§ **OBJECTIVE**:
From the entries below, reproduce exactly the lines from the one with "Generate a Python" through the one with "import plotly.graph_objects as go", both included, without images.

--- --- ---

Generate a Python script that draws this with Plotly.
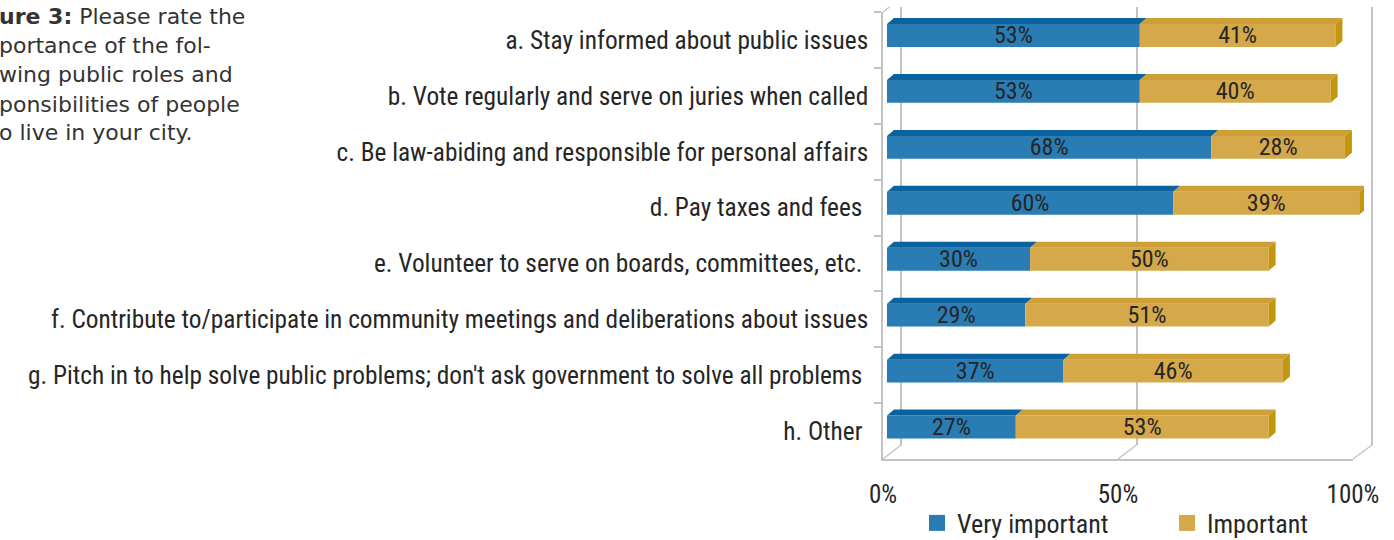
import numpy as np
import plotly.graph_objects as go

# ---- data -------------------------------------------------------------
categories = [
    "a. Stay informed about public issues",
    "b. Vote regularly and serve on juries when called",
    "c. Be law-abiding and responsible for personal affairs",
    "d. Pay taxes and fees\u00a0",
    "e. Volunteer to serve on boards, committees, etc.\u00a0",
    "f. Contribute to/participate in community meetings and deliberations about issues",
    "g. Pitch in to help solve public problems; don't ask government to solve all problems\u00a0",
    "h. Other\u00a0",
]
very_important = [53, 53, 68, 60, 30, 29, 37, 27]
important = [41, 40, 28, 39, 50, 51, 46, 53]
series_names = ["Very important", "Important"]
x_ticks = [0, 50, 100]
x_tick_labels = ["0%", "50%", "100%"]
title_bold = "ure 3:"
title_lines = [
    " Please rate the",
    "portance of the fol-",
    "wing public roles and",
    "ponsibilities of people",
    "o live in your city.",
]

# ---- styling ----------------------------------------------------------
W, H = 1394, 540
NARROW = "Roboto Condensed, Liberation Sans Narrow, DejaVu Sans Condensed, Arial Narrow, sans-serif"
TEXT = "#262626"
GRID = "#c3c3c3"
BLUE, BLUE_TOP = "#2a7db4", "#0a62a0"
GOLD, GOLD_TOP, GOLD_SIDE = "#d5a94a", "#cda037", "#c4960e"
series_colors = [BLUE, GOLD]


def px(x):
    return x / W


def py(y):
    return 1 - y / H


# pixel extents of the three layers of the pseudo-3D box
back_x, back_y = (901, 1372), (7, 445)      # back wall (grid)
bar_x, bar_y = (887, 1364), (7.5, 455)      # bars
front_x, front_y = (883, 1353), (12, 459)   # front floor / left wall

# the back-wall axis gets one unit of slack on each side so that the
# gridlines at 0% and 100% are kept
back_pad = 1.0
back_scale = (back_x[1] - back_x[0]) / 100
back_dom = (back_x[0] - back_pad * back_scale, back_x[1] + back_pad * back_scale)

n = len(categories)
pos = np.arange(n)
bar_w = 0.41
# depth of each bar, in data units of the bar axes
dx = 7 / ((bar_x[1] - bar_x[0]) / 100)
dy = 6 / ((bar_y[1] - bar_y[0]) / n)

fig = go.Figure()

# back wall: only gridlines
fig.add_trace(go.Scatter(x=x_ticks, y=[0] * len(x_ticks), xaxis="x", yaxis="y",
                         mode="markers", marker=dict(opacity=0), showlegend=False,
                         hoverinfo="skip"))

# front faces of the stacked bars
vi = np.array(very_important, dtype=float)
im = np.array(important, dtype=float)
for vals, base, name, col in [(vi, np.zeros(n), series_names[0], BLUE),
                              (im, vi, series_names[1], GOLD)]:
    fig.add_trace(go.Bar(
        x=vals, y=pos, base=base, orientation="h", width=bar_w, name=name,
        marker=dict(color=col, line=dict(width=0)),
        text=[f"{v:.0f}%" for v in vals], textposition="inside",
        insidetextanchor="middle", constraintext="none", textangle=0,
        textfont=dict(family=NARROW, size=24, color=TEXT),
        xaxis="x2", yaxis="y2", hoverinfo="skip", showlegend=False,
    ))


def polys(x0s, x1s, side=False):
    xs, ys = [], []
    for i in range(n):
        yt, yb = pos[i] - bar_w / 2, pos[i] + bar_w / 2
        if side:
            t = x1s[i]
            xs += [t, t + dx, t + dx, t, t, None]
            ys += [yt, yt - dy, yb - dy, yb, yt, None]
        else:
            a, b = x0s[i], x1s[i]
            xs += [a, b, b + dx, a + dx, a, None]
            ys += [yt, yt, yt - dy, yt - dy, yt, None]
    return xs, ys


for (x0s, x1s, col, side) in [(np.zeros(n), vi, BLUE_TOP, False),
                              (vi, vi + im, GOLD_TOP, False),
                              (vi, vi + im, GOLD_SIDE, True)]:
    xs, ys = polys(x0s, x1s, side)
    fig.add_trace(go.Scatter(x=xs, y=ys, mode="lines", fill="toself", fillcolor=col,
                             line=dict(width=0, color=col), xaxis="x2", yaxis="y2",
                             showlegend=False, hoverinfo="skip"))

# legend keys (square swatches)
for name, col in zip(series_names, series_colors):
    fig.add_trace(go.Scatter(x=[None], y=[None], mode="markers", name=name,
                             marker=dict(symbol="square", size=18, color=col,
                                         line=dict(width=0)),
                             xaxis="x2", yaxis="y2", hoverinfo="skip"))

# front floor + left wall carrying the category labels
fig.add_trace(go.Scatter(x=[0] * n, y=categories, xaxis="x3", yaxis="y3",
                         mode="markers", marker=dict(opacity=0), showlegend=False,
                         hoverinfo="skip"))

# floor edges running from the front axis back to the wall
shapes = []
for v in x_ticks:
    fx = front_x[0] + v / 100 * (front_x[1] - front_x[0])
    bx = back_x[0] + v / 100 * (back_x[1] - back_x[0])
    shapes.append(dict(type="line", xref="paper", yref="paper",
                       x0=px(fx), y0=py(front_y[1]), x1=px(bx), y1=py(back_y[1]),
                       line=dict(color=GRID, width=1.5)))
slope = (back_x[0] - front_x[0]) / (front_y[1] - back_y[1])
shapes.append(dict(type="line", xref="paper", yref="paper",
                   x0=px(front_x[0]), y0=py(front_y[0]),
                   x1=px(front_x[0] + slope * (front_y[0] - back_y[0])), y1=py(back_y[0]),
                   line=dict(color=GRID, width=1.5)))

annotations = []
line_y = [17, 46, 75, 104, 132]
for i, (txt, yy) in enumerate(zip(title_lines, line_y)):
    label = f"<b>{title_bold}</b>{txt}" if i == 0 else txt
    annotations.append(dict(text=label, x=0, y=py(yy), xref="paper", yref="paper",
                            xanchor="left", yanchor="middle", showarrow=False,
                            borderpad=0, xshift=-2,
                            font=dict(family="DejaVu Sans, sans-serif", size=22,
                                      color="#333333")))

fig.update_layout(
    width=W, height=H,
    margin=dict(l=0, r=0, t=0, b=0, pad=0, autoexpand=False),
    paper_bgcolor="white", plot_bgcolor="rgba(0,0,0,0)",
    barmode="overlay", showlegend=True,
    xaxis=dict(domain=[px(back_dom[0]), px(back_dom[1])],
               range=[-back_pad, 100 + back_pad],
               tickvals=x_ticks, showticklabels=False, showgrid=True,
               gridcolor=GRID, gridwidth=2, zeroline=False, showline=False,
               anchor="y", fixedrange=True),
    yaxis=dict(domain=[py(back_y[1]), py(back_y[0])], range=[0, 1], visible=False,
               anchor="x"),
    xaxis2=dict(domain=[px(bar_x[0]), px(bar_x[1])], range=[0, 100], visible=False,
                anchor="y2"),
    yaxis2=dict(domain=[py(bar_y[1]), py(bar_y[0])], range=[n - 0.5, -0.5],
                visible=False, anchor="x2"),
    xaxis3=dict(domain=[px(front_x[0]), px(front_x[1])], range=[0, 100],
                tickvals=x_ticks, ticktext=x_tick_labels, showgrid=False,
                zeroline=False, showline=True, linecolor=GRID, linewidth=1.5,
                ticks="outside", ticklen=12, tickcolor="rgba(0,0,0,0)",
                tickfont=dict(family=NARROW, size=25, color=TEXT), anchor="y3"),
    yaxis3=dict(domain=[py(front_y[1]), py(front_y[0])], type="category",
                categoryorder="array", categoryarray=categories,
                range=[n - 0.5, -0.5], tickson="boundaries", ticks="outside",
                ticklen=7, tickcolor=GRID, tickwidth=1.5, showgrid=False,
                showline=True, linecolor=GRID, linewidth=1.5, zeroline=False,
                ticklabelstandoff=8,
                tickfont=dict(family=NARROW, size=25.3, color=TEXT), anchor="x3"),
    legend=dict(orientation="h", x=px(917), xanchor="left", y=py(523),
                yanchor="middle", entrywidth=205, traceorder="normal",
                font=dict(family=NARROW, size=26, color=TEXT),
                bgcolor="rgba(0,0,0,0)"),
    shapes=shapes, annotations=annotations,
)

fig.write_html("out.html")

--- --- ---

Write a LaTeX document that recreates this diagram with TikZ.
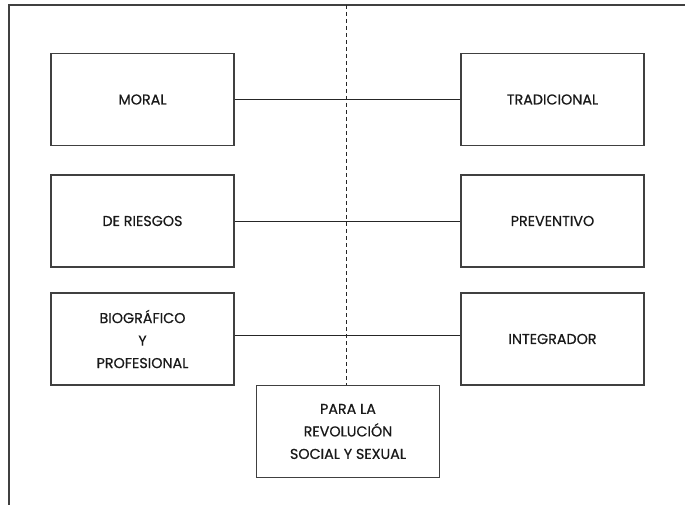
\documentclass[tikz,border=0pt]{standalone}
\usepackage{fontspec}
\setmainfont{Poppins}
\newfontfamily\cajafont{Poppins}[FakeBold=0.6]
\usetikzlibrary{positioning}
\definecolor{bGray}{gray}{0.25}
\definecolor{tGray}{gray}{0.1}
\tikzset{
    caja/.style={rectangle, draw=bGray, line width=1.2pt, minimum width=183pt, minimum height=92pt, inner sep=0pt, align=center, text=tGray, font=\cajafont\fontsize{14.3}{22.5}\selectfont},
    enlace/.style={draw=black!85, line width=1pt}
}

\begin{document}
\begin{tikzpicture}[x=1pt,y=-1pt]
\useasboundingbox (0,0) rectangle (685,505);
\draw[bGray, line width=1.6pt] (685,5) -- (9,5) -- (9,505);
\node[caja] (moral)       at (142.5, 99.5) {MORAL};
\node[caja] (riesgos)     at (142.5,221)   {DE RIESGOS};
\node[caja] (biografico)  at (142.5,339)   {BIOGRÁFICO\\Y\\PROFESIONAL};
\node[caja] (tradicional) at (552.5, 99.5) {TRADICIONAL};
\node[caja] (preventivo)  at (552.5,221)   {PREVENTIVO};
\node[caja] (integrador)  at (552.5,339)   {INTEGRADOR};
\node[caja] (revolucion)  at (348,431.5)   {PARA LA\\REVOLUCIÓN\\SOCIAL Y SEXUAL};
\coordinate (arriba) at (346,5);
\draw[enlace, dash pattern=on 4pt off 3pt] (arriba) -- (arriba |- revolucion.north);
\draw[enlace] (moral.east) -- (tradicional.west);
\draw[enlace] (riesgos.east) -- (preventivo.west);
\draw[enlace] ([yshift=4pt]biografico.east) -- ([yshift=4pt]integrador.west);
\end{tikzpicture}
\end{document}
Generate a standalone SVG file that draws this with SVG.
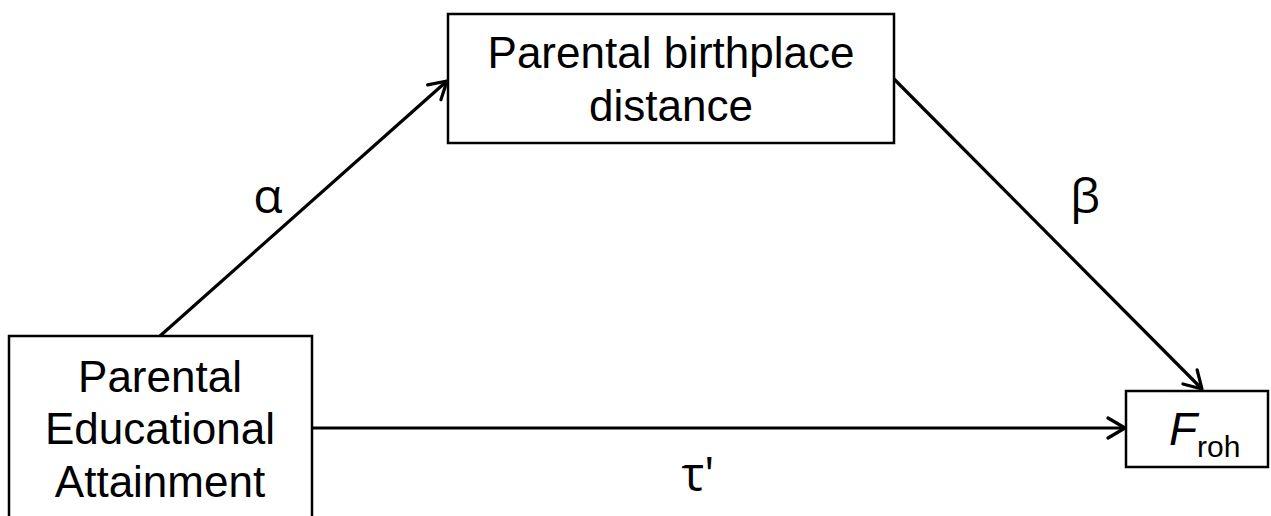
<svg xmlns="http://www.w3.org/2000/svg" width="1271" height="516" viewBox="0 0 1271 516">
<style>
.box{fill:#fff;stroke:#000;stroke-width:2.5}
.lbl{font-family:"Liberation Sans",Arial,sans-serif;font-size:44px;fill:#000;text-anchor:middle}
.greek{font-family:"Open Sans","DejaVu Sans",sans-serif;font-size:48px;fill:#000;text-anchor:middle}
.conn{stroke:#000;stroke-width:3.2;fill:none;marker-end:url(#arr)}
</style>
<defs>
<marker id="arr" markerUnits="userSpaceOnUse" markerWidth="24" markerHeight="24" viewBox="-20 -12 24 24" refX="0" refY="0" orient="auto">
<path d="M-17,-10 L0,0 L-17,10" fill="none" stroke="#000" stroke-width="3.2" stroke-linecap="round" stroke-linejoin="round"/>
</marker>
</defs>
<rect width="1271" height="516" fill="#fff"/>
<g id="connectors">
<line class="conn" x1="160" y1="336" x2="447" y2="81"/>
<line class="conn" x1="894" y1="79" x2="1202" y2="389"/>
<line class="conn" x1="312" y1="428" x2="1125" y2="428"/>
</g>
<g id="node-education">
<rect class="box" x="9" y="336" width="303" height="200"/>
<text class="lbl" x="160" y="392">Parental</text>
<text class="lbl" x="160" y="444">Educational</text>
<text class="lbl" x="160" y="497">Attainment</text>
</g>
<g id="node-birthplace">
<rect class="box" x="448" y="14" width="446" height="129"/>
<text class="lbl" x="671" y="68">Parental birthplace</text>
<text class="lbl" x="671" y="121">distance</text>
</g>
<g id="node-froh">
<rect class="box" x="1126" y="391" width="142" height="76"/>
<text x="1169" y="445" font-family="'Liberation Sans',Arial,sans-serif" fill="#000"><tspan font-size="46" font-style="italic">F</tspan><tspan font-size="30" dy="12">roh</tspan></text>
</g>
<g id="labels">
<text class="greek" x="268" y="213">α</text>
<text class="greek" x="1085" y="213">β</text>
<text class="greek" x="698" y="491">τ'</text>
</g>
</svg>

--- --- ---

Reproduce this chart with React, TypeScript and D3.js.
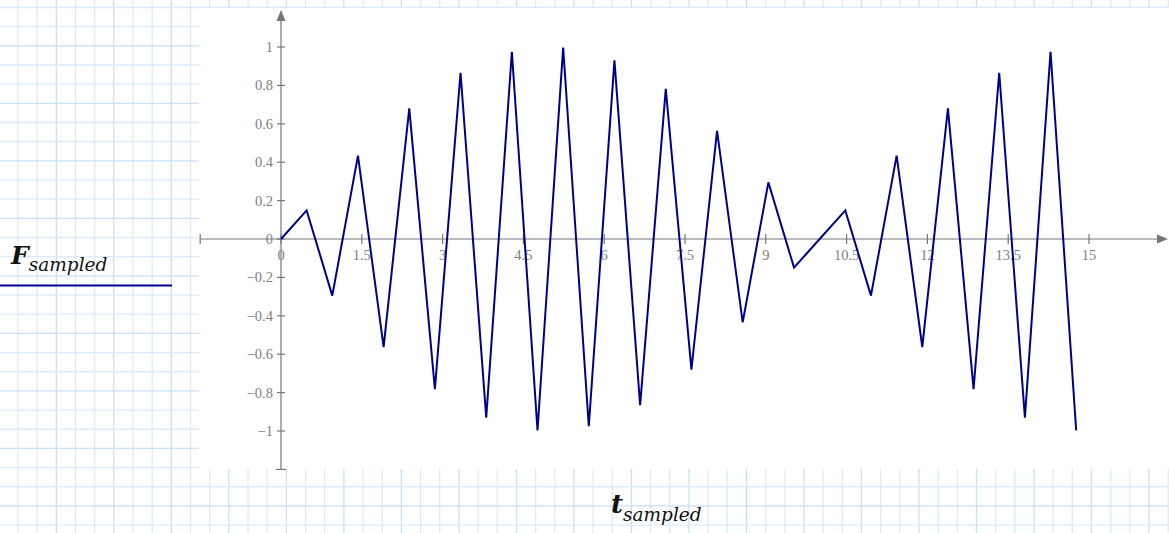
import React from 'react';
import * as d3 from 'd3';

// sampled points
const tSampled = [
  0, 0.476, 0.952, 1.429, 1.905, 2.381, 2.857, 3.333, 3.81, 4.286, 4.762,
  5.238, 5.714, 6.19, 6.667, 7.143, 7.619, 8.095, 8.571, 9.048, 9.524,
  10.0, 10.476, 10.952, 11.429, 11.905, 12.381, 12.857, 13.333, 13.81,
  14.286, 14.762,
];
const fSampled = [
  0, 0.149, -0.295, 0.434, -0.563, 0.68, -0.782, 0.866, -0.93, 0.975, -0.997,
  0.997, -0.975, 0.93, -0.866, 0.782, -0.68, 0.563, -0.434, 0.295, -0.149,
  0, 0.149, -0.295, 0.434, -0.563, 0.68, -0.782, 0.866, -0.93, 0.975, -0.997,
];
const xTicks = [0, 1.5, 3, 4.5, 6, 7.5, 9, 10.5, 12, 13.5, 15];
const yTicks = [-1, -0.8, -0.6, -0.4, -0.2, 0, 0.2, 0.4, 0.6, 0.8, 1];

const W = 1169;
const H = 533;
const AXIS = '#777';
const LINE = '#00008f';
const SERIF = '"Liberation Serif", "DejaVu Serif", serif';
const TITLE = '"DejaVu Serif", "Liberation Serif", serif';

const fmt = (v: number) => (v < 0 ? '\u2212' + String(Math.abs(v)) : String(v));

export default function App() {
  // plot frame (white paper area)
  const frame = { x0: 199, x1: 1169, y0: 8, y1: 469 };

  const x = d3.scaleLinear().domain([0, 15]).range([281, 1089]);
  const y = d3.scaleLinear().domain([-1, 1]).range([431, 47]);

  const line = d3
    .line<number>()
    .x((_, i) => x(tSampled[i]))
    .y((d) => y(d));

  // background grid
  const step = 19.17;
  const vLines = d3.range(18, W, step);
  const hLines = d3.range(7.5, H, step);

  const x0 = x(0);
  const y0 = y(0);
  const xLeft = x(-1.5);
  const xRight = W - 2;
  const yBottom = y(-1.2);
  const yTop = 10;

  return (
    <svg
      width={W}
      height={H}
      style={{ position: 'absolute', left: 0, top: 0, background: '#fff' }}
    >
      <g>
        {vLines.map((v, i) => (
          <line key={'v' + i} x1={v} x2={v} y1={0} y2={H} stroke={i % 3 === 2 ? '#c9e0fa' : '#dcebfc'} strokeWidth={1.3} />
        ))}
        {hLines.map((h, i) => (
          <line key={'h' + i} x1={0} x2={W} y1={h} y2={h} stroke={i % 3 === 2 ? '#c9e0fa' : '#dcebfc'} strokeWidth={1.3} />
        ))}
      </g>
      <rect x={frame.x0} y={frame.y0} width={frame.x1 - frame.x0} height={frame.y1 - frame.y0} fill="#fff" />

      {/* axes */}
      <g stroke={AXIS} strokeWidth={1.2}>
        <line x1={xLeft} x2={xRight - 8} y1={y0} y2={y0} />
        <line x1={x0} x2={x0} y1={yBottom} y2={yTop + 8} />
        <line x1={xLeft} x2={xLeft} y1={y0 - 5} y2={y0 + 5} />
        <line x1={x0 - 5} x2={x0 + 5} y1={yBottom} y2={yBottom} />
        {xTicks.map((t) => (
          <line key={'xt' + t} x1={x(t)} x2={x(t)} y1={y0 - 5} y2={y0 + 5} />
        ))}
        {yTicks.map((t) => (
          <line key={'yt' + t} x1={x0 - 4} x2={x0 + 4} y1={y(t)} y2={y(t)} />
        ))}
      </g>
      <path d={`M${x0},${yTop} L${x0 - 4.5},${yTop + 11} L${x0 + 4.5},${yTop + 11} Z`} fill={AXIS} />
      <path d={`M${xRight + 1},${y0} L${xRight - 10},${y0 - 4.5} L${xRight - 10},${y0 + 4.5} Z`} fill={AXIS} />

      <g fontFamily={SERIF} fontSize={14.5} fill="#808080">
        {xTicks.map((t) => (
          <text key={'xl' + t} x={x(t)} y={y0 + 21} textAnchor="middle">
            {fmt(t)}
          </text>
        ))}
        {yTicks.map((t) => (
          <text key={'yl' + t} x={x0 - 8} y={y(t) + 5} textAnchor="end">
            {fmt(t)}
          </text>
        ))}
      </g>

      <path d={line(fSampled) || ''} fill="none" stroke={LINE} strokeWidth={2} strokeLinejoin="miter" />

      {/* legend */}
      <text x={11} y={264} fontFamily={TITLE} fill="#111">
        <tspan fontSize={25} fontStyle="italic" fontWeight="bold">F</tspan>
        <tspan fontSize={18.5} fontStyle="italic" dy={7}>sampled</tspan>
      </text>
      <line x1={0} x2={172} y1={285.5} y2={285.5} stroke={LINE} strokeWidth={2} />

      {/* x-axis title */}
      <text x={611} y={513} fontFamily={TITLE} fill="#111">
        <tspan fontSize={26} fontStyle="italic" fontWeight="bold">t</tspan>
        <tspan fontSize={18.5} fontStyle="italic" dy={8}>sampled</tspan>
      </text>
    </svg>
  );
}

--- --- ---

§ **EXERCISE RESULT**:
Generate a Python script that draws this with Plotly.
import numpy as np
import plotly.graph_objects as go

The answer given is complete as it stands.